The Karajan version of the opening Allegro moderato – with its brooding and often monumental application of three themes that appear, respectively, in dotted rhythm, and then the Bruckner patented gambit: two quarter notes followed by triplet filigree – seemed interminable. The music unfolded episodically and convulsively, justifying the Brahms quip about “contorted boa constrictors.” George Szell, conversely, imposes a firmly linear, propulsive pacing of the opening movement that establishes just proportion for the work as a whole. Where Szell succeeds lies in the smooth flow of transitions, the grand modulations to G major and to E-flat minor, intermittently injecting monolithic textures that suddenly retreat into intimate chamber music. Szell saves his slowed rhetoric for the coda, in which the brass beat out the dotted-rhythm tattoo ten times in a morbid and eerie atmosphere, one that Bruckner associated with the annunciation of Death itself. As misty as the opening had been – shades of Beethoven’s Ninth, the final bars included a silence followed by the tympani’s rolling three soft utterances.
I recall how shattering I had found the Scherzo: Allegro moderato when realized by Furtwaengler in 1949 Berlin. The five-note motif resounds relentlessly, again, not far from Beethoven’s obsessive scherzo from the Ninth Symphony. George Szell’s capacities for speed and accuracy – so eminent in his Wanger performances – surge forth here, with pungent articulation from woodwinds and tympani. The whistling qualities in th winds and strings assign a rustic, Austrian mountain sensibility to the music, even while the tympanic pedal sustains the secondary-theme section. Szell’s palpable grip on his responsive forces assure the dramatic impact of a probing, intuitively wrought conception. The A-flat major Trio section just as majestically projects a noble, Handelian procession, capped by horns and harp. Brass punctuations more than suggest a diversion to some hall in Valhalla before the inevitable return to perilously exalted and ineluctable energy.

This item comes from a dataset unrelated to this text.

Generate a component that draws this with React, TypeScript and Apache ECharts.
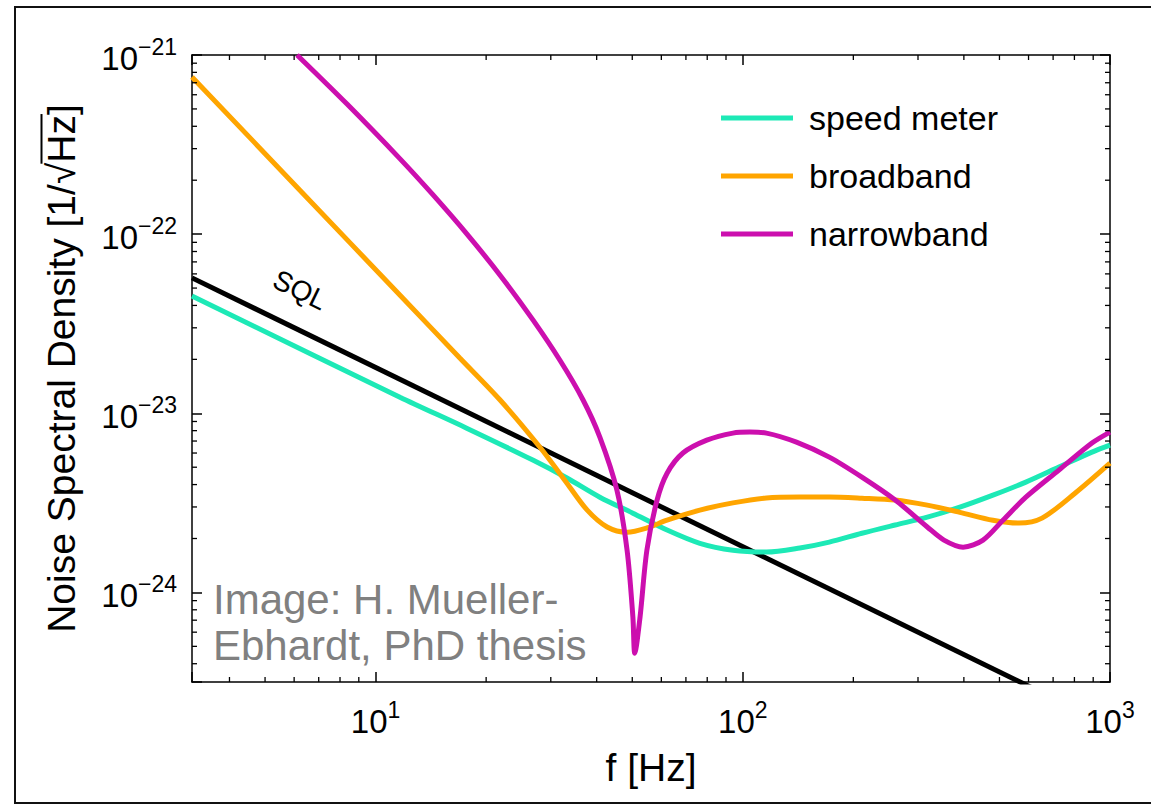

Both Beethoven and Wagner may claim credit for Bruckner’s mighty conception of his massive Adagio third movement. Reflecting on this huge and controversial movement – due to competing editions from Haas and Nowak – we note that Bruckner, while permitting degrees of passion and vehemence in his scores, betrays no sense of irony or bitterness. Set in a solemn 4/4, the music unfolds in broad periods, often with more than a hint of Wagner’s Parsifal. The Philharmonic demonstrates its capacity for sustained, legato execution from the various choirs, as though the music were presented via the organ diapason. The cellos intone a deep melody that soon sails upward, via strings and winds, a towering melodic edifice worthy of Bruckner’s cosmic cathedral. A bucolic serenity sets in, as the music hesitantly seeks an upward, tremulous path to the great, layered, chorale-inspired climax in E-flat major. The extended coda basks in a sea of relatively static harmonic motion and melodic confidence reminiscent of Schubert.
I must grant Herbert von Karajan credit for having overpowered me with the opening, “belligerent” measures of the fourth movement, Finale: Feierlich, nichl schnell that gallops monumentally upon the scene as both march and chorale. Szell’s version seems to me more reserved, more organic in its absorption of this impulse into the two other thematic groups. Bucolic motifs as well as (fugal) polyphony from the previous movements define the musical progress, halted by an ardent spiritual appeal over an ostinato period that soon erupts into a titanic convulsion led by brass and tympani. The Philharmonic brass alertly applies the chorale tune as a linear evolution to the stratified C major peroration – a brilliant variant upon the Scherzo energies – that marks the triumph over all adversities.
The Pristine transfer of the 1950 broadcast, again utilizing their cleansing XR process, has produced a fine addition to the appearance legacy of George Szell before the New York Philharmonic, You may well decide to provide the missing applause to this historic concert event.